= INSTRUCTION =
Without the pictures, set down every line of the data exactly.

= MATERIAL PROVIDED =
§

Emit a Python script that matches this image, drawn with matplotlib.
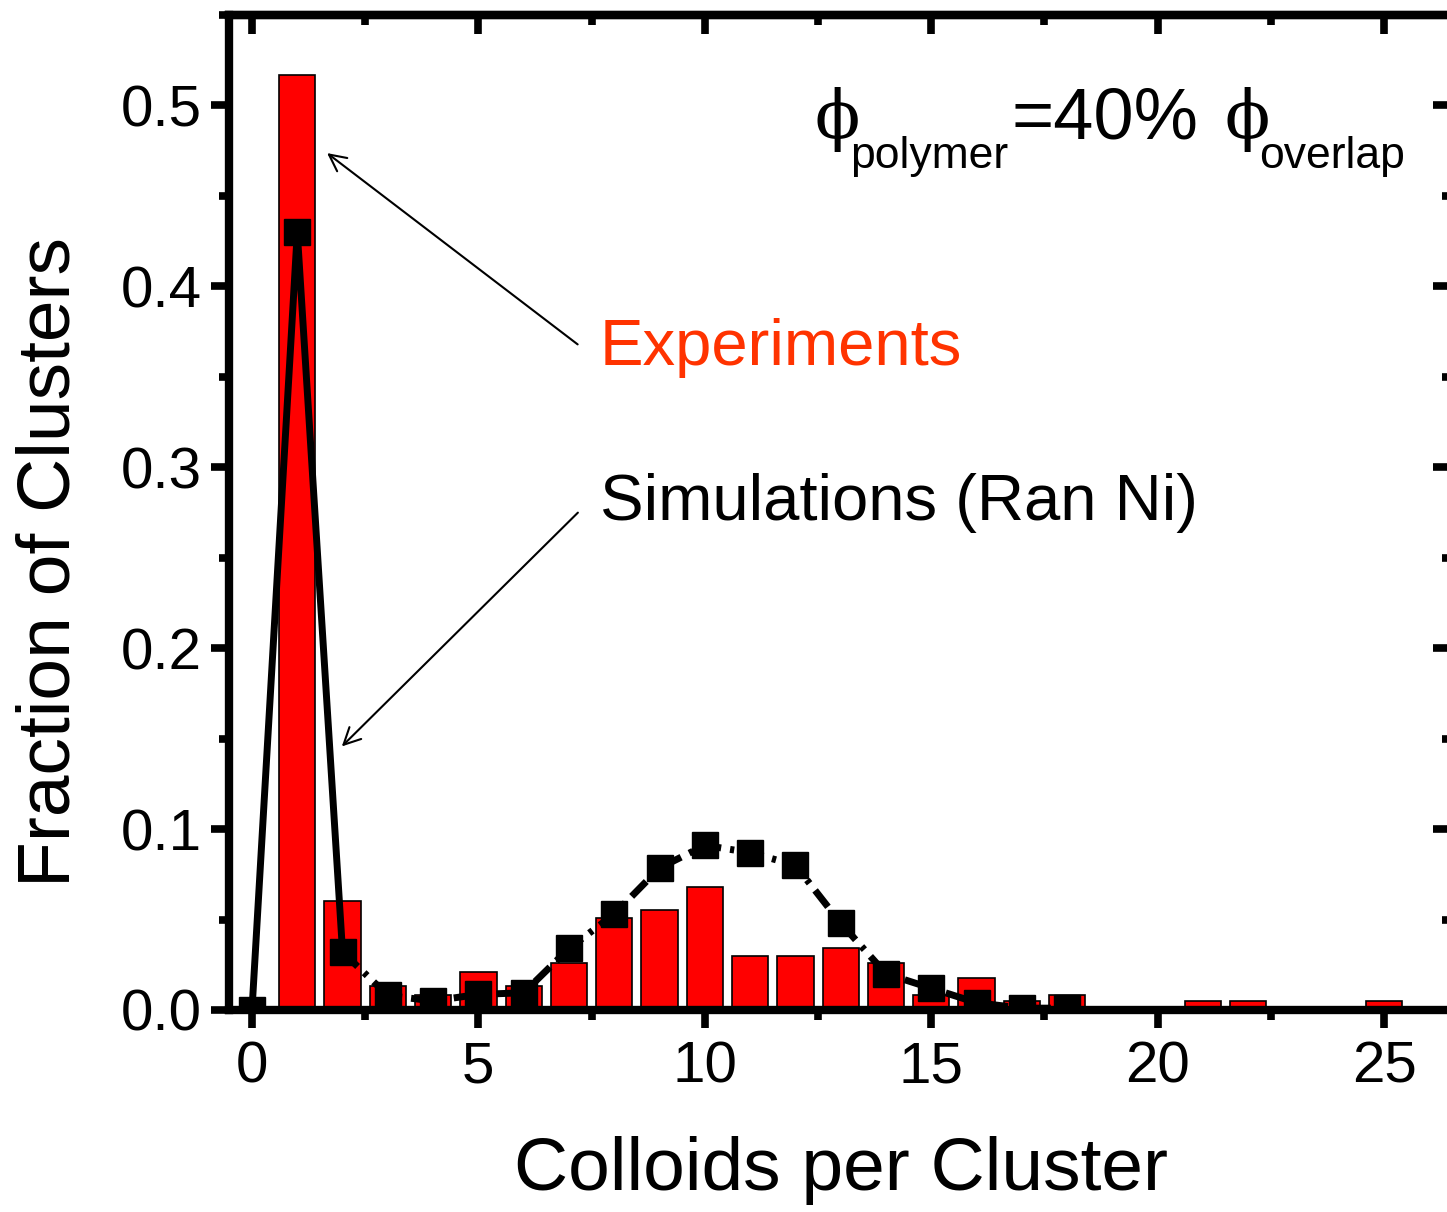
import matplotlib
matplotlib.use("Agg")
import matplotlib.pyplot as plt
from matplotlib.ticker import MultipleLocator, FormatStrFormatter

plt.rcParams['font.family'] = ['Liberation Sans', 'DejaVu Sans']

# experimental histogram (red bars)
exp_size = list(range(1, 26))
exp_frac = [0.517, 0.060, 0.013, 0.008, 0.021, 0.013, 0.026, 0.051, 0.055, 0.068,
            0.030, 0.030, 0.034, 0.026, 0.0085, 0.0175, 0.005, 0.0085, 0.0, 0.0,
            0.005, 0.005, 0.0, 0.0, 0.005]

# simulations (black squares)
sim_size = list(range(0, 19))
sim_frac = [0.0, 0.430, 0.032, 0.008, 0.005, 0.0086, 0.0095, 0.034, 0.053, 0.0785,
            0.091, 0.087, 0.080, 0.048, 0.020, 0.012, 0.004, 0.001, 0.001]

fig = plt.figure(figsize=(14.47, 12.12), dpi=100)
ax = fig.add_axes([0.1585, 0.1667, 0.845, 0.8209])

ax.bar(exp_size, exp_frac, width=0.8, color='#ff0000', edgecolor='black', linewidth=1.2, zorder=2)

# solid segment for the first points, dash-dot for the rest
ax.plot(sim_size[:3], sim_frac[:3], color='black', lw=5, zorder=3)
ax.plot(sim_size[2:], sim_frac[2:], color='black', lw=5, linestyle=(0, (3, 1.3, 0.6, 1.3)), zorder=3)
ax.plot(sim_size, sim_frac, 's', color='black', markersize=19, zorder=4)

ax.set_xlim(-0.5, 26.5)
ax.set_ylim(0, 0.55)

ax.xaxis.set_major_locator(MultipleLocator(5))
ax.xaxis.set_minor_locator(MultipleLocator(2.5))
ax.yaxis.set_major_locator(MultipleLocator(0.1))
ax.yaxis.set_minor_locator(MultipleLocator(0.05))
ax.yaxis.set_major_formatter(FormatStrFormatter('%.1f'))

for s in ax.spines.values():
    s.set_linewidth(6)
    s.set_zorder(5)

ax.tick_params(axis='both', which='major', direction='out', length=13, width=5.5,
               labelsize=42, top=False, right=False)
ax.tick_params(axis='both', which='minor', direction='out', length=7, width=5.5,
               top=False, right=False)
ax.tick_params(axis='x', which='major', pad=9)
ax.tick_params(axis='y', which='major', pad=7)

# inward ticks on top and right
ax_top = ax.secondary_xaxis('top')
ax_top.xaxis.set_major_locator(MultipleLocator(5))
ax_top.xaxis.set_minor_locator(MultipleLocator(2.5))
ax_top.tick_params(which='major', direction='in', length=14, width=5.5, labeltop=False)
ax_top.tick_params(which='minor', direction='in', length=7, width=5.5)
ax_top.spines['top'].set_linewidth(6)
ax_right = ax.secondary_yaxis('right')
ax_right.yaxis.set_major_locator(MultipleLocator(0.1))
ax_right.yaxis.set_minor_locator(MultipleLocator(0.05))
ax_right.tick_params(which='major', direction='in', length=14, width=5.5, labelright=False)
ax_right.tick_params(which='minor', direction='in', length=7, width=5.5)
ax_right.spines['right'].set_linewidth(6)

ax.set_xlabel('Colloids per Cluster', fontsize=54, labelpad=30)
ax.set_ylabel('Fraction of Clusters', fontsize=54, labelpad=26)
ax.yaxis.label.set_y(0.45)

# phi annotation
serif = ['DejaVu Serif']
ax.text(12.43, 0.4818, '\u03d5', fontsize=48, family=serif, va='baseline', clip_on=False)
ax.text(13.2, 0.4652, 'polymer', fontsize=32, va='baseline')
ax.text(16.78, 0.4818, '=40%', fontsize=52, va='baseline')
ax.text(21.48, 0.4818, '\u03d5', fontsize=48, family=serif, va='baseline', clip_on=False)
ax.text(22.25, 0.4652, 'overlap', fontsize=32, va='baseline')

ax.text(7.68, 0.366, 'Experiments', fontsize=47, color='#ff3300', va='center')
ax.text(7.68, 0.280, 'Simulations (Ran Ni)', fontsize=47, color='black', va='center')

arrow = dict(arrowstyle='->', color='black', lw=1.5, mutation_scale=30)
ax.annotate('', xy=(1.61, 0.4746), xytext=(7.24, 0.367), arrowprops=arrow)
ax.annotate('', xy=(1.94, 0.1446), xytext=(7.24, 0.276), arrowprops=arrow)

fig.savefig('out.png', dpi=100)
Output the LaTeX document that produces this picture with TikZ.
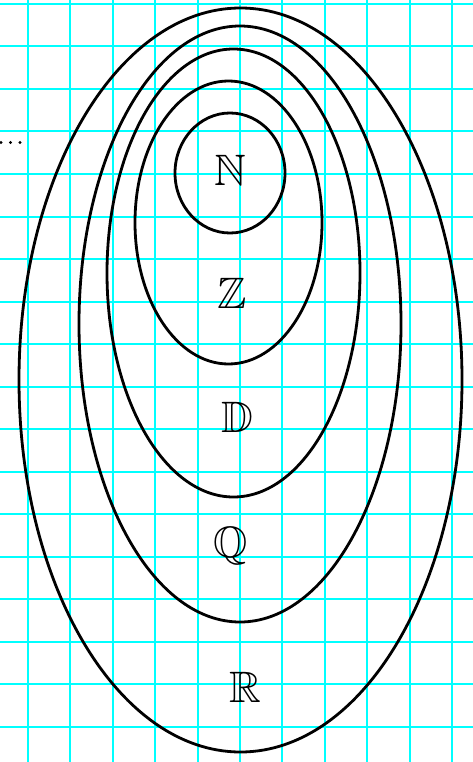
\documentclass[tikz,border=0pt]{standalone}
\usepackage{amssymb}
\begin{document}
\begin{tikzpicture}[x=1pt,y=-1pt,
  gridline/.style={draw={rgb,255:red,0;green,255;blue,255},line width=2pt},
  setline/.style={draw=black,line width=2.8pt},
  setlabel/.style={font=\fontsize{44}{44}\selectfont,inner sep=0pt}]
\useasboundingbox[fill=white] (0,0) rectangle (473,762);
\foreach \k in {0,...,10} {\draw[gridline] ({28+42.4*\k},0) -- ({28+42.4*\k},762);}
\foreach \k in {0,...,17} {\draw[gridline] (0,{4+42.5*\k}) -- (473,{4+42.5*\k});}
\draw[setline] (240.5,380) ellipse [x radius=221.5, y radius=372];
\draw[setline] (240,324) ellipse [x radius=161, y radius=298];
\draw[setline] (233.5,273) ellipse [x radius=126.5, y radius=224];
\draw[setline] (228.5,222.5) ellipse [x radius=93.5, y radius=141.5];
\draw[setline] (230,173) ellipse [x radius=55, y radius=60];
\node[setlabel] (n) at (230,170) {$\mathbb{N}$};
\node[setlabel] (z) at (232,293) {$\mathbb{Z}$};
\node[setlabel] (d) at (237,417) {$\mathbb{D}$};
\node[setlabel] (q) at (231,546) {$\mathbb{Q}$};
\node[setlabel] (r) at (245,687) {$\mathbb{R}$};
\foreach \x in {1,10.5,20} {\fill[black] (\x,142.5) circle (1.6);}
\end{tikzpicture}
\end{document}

§

= OUTPUT BELOW =
Emit a Python script that matches this image, drawn with matplotlib.
import matplotlib
matplotlib.use("Agg")
import matplotlib.pyplot as plt
from matplotlib.ticker import MultipleLocator, FormatStrFormatter

plt.rcParams['font.family'] = ['Liberation Sans', 'DejaVu Sans']

# experimental histogram (red bars)
exp_size = list(range(1, 26))
exp_frac = [0.517, 0.060, 0.013, 0.008, 0.021, 0.013, 0.026, 0.051, 0.055, 0.068,
            0.030, 0.030, 0.034, 0.026, 0.0085, 0.0175, 0.005, 0.0085, 0.0, 0.0,
            0.005, 0.005, 0.0, 0.0, 0.005]

# simulations (black squares)
sim_size = list(range(0, 19))
sim_frac = [0.0, 0.430, 0.032, 0.008, 0.005, 0.0086, 0.0095, 0.034, 0.053, 0.0785,
            0.091, 0.087, 0.080, 0.048, 0.020, 0.012, 0.004, 0.001, 0.001]

fig = plt.figure(figsize=(14.47, 12.12), dpi=100)
ax = fig.add_axes([0.1585, 0.1667, 0.845, 0.8209])

ax.bar(exp_size, exp_frac, width=0.8, color='#ff0000', edgecolor='black', linewidth=1.2, zorder=2)

# solid segment for the first points, dash-dot for the rest
ax.plot(sim_size[:3], sim_frac[:3], color='black', lw=5, zorder=3)
ax.plot(sim_size[2:], sim_frac[2:], color='black', lw=5, linestyle=(0, (3, 1.3, 0.6, 1.3)), zorder=3)
ax.plot(sim_size, sim_frac, 's', color='black', markersize=19, zorder=4)

ax.set_xlim(-0.5, 26.5)
ax.set_ylim(0, 0.55)

ax.xaxis.set_major_locator(MultipleLocator(5))
ax.xaxis.set_minor_locator(MultipleLocator(2.5))
ax.yaxis.set_major_locator(MultipleLocator(0.1))
ax.yaxis.set_minor_locator(MultipleLocator(0.05))
ax.yaxis.set_major_formatter(FormatStrFormatter('%.1f'))

for s in ax.spines.values():
    s.set_linewidth(6)
    s.set_zorder(5)

ax.tick_params(axis='both', which='major', direction='out', length=13, width=5.5,
               labelsize=42, top=False, right=False)
ax.tick_params(axis='both', which='minor', direction='out', length=7, width=5.5,
               top=False, right=False)
ax.tick_params(axis='x', which='major', pad=9)
ax.tick_params(axis='y', which='major', pad=7)

# inward ticks on top and right
ax_top = ax.secondary_xaxis('top')
ax_top.xaxis.set_major_locator(MultipleLocator(5))
ax_top.xaxis.set_minor_locator(MultipleLocator(2.5))
ax_top.tick_params(which='major', direction='in', length=14, width=5.5, labeltop=False)
ax_top.tick_params(which='minor', direction='in', length=7, width=5.5)
ax_top.spines['top'].set_linewidth(6)
ax_right = ax.secondary_yaxis('right')
ax_right.yaxis.set_major_locator(MultipleLocator(0.1))
ax_right.yaxis.set_minor_locator(MultipleLocator(0.05))
ax_right.tick_params(which='major', direction='in', length=14, width=5.5, labelright=False)
ax_right.tick_params(which='minor', direction='in', length=7, width=5.5)
ax_right.spines['right'].set_linewidth(6)

ax.set_xlabel('Colloids per Cluster', fontsize=54, labelpad=30)
ax.set_ylabel('Fraction of Clusters', fontsize=54, labelpad=26)
ax.yaxis.label.set_y(0.45)

# phi annotation
serif = ['DejaVu Serif']
ax.text(12.43, 0.4818, '\u03d5', fontsize=48, family=serif, va='baseline', clip_on=False)
ax.text(13.2, 0.4652, 'polymer', fontsize=32, va='baseline')
ax.text(16.78, 0.4818, '=40%', fontsize=52, va='baseline')
ax.text(21.48, 0.4818, '\u03d5', fontsize=48, family=serif, va='baseline', clip_on=False)
ax.text(22.25, 0.4652, 'overlap', fontsize=32, va='baseline')

ax.text(7.68, 0.366, 'Experiments', fontsize=47, color='#ff3300', va='center')
ax.text(7.68, 0.280, 'Simulations (Ran Ni)', fontsize=47, color='black', va='center')

arrow = dict(arrowstyle='->', color='black', lw=1.5, mutation_scale=30)
ax.annotate('', xy=(1.61, 0.4746), xytext=(7.24, 0.367), arrowprops=arrow)
ax.annotate('', xy=(1.94, 0.1446), xytext=(7.24, 0.276), arrowprops=arrow)

fig.savefig('out.png', dpi=100)
Output the LaTeX document that produces this picture with TikZ.
\documentclass[tikz,border=0pt]{standalone}
\usepackage{amssymb}
\begin{document}
\begin{tikzpicture}[x=1pt,y=-1pt,
  gridline/.style={draw={rgb,255:red,0;green,255;blue,255},line width=2pt},
  setline/.style={draw=black,line width=2.8pt},
  setlabel/.style={font=\fontsize{44}{44}\selectfont,inner sep=0pt}]
\useasboundingbox[fill=white] (0,0) rectangle (473,762);
\foreach \k in {0,...,10} {\draw[gridline] ({28+42.4*\k},0) -- ({28+42.4*\k},762);}
\foreach \k in {0,...,17} {\draw[gridline] (0,{4+42.5*\k}) -- (473,{4+42.5*\k});}
\draw[setline] (240.5,380) ellipse [x radius=221.5, y radius=372];
\draw[setline] (240,324) ellipse [x radius=161, y radius=298];
\draw[setline] (233.5,273) ellipse [x radius=126.5, y radius=224];
\draw[setline] (228.5,222.5) ellipse [x radius=93.5, y radius=141.5];
\draw[setline] (230,173) ellipse [x radius=55, y radius=60];
\node[setlabel] (n) at (230,170) {$\mathbb{N}$};
\node[setlabel] (z) at (232,293) {$\mathbb{Z}$};
\node[setlabel] (d) at (237,417) {$\mathbb{D}$};
\node[setlabel] (q) at (231,546) {$\mathbb{Q}$};
\node[setlabel] (r) at (245,687) {$\mathbb{R}$};
\foreach \x in {1,10.5,20} {\fill[black] (\x,142.5) circle (1.6);}
\end{tikzpicture}
\end{document}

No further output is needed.